#### Instructions for the task:
Gather up the lines with the word "LaTeX" in them.

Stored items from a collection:
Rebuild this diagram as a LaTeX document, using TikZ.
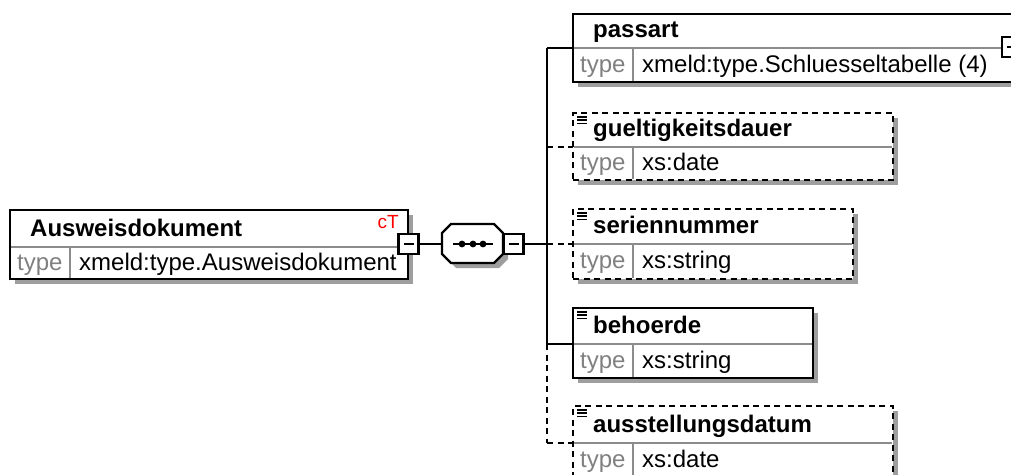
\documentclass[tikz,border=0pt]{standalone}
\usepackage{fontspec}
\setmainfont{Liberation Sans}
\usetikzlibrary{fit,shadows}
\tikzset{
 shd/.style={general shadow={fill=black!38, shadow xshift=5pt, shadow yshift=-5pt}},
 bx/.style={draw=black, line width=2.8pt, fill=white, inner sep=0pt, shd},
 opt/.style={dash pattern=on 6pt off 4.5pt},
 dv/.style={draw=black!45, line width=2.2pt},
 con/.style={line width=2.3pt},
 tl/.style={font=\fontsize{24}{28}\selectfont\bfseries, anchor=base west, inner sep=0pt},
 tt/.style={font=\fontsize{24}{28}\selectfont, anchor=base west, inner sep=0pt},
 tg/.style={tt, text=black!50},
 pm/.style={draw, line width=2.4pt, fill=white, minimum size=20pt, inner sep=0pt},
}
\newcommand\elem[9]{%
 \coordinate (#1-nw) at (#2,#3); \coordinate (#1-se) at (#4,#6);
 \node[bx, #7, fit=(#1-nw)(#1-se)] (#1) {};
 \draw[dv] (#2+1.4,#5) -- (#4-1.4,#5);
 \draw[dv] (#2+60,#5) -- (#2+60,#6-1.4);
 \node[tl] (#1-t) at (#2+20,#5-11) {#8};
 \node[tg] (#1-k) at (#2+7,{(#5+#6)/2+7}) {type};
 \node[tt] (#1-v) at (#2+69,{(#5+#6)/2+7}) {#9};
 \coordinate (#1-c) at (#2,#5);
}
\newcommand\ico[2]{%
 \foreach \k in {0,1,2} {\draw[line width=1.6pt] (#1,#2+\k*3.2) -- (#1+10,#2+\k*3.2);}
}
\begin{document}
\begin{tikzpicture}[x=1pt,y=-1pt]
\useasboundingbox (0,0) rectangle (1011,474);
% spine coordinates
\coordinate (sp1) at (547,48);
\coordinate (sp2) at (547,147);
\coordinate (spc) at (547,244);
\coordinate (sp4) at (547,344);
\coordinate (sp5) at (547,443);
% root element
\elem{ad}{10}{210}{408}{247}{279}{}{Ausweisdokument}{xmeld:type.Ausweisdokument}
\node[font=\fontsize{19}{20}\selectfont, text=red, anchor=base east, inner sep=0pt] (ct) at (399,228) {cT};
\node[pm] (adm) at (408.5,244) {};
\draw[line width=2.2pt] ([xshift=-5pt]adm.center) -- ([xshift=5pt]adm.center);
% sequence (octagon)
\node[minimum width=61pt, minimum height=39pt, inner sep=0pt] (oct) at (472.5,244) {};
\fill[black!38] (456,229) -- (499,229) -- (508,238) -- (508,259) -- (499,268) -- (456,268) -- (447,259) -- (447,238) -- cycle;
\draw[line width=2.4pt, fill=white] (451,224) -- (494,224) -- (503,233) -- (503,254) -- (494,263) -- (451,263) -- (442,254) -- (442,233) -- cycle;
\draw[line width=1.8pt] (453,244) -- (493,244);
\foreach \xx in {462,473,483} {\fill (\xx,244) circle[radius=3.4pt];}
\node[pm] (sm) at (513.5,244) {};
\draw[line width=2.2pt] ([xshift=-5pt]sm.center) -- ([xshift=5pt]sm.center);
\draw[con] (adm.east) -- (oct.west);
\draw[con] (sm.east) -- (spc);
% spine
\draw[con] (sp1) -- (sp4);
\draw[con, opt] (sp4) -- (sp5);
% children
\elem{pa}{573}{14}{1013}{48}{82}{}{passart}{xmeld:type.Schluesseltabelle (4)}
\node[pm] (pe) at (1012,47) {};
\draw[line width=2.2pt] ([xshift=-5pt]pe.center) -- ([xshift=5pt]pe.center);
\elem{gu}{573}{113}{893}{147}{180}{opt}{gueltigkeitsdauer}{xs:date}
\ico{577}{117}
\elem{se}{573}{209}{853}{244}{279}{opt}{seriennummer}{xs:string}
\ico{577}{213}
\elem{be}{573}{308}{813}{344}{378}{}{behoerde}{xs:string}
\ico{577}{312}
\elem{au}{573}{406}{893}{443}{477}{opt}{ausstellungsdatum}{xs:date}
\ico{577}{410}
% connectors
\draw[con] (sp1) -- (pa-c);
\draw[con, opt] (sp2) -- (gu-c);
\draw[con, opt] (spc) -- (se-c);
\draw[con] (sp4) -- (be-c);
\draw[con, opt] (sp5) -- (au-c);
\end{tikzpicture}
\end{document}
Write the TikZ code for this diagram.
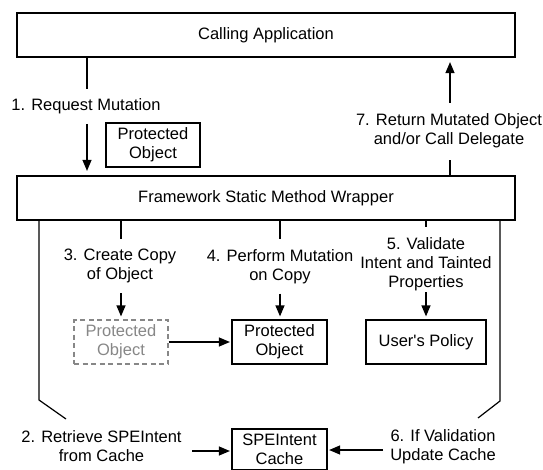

---

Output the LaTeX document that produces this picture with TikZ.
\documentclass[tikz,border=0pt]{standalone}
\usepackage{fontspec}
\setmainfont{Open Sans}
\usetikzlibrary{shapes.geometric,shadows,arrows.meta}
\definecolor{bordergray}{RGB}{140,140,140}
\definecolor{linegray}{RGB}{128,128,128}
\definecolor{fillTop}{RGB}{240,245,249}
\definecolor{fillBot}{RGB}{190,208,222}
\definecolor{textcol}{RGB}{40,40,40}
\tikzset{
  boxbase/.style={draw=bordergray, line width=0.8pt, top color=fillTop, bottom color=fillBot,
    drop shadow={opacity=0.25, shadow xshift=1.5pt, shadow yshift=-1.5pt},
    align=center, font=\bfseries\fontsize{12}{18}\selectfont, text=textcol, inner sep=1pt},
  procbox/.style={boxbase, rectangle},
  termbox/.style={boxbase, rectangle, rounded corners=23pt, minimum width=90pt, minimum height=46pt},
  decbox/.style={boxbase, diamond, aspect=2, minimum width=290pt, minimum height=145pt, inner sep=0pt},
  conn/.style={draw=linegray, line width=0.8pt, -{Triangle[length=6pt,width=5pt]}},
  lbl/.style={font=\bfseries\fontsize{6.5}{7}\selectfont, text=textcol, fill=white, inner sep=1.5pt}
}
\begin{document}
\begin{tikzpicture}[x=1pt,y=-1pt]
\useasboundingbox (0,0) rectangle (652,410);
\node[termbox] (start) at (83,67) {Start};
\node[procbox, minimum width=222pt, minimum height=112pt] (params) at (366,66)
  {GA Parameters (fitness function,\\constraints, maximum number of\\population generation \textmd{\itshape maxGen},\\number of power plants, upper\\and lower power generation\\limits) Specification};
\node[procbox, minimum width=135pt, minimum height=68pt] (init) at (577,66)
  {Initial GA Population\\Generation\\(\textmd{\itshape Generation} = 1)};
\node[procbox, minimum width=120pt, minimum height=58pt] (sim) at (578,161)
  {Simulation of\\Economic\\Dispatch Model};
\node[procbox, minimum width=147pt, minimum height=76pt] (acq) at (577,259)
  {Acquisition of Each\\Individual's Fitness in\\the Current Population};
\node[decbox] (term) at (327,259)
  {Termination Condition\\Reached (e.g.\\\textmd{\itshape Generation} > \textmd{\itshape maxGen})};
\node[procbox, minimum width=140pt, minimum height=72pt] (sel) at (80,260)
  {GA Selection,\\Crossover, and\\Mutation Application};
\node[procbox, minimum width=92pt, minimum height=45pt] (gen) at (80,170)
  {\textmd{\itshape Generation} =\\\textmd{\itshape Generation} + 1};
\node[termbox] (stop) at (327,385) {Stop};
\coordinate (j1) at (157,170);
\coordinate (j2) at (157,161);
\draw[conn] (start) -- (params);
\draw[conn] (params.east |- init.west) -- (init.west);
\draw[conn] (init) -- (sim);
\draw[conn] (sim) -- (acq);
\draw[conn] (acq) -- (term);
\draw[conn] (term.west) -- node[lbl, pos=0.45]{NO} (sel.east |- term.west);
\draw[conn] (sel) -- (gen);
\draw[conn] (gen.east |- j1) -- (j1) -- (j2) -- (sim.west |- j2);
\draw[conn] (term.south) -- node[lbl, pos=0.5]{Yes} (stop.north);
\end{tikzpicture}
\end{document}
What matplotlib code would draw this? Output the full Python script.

#### Task solution:
Rebuild this diagram as a LaTeX document, using TikZ.
Output the LaTeX document that produces this picture with TikZ.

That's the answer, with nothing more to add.